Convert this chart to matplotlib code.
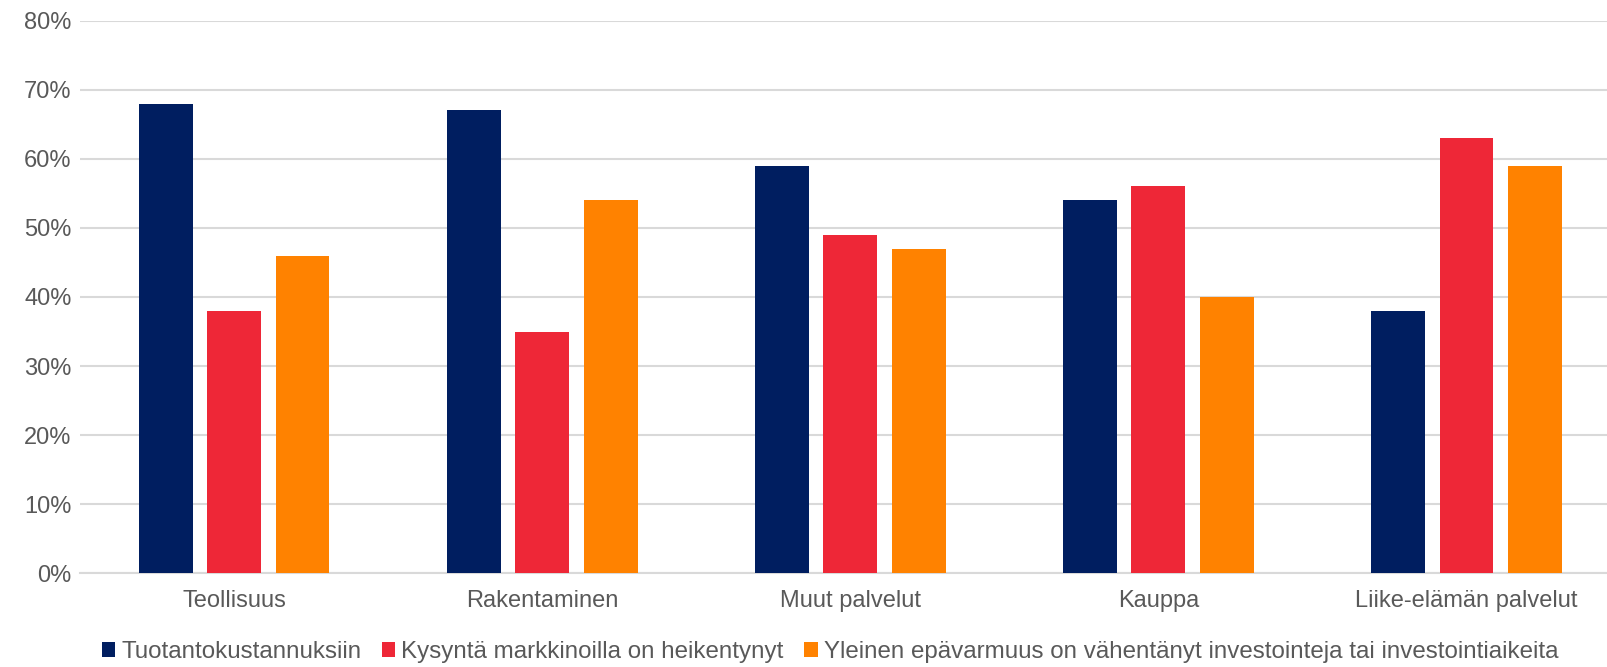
import numpy as np
import matplotlib
matplotlib.use("Agg")
import matplotlib.pyplot as plt

plt.rcParams['font.family'] = ['Liberation Sans', 'DejaVu Sans']

categories = ["Teollisuus", "Rakentaminen", "Muut palvelut", "Kauppa", "Liike-elämän palvelut"]
series_names = [
    "Tuotantokustannuksiin",
    "Kysyntä markkinoilla on heikentynyt",
    "Yleinen epävarmuus on vähentänyt investointeja tai investointiaikeita",
]
costs = [68, 67, 59, 54, 38]
demand = [38, 35, 49, 56, 63]
uncertainty = [46, 54, 47, 40, 59]
colors = ["#001E60", "#EE2737", "#FF8200"]

fig = plt.figure(figsize=(16.08, 6.67), dpi=100)
ax = fig.add_axes([0.0498, 0.1405, 0.958, 0.8285])

x = np.arange(len(categories))
width = 0.175
step = 0.222
for i, (vals, name, col) in enumerate(zip([costs, demand, uncertainty], series_names, colors)):
    ax.bar(x + (i - 1) * step, vals, width, color=col, label=name, zorder=3)

ax.set_xlim(-0.5, len(categories) - 0.5)
ax.set_ylim(0, 80)
ax.set_yticks(range(0, 81, 10))
ax.set_yticklabels([f"{v}%" for v in range(0, 81, 10)])
ax.set_xticks(x)
ax.set_xticklabels(categories)

ax.grid(axis='y', color='#d9d9d9', linewidth=1.5, zorder=0)
for s in ['top', 'right', 'left']:
    ax.spines[s].set_visible(False)
ax.spines['bottom'].set_color('#d9d9d9')
ax.spines['bottom'].set_linewidth(1.5)
ax.tick_params(axis='both', length=0, colors='#595959', labelsize=17)
ax.tick_params(axis='x', pad=12)
ax.tick_params(axis='y', pad=6)

leg = fig.legend(loc='center left', bbox_to_anchor=(0.0575, 0.0225), ncol=3, frameon=False,
                 fontsize=17.4, handlelength=0.55, handleheight=0.55, handletextpad=0.25,
                 columnspacing=0.85, borderaxespad=0)
for t in leg.get_texts():
    t.set_color('#595959')

fig.savefig("out.png", dpi=100)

→ WORK TO COMPLETE:
Transcribe the material exactly, and leave out whatever pictures it holds.

→ EXERCISE RESPONSE:
Convert this chart to matplotlib code.
import numpy as np
import matplotlib
matplotlib.use("Agg")
import matplotlib.pyplot as plt

plt.rcParams['font.family'] = ['Liberation Sans', 'DejaVu Sans']

categories = ["Teollisuus", "Rakentaminen", "Muut palvelut", "Kauppa", "Liike-elämän palvelut"]
series_names = [
    "Tuotantokustannuksiin",
    "Kysyntä markkinoilla on heikentynyt",
    "Yleinen epävarmuus on vähentänyt investointeja tai investointiaikeita",
]
costs = [68, 67, 59, 54, 38]
demand = [38, 35, 49, 56, 63]
uncertainty = [46, 54, 47, 40, 59]
colors = ["#001E60", "#EE2737", "#FF8200"]

fig = plt.figure(figsize=(16.08, 6.67), dpi=100)
ax = fig.add_axes([0.0498, 0.1405, 0.958, 0.8285])

x = np.arange(len(categories))
width = 0.175
step = 0.222
for i, (vals, name, col) in enumerate(zip([costs, demand, uncertainty], series_names, colors)):
    ax.bar(x + (i - 1) * step, vals, width, color=col, label=name, zorder=3)

ax.set_xlim(-0.5, len(categories) - 0.5)
ax.set_ylim(0, 80)
ax.set_yticks(range(0, 81, 10))
ax.set_yticklabels([f"{v}%" for v in range(0, 81, 10)])
ax.set_xticks(x)
ax.set_xticklabels(categories)

ax.grid(axis='y', color='#d9d9d9', linewidth=1.5, zorder=0)
for s in ['top', 'right', 'left']:
    ax.spines[s].set_visible(False)
ax.spines['bottom'].set_color('#d9d9d9')
ax.spines['bottom'].set_linewidth(1.5)
ax.tick_params(axis='both', length=0, colors='#595959', labelsize=17)
ax.tick_params(axis='x', pad=12)
ax.tick_params(axis='y', pad=6)

leg = fig.legend(loc='center left', bbox_to_anchor=(0.0575, 0.0225), ncol=3, frameon=False,
                 fontsize=17.4, handlelength=0.55, handleheight=0.55, handletextpad=0.25,
                 columnspacing=0.85, borderaxespad=0)
for t in leg.get_texts():
    t.set_color('#595959')

fig.savefig("out.png", dpi=100)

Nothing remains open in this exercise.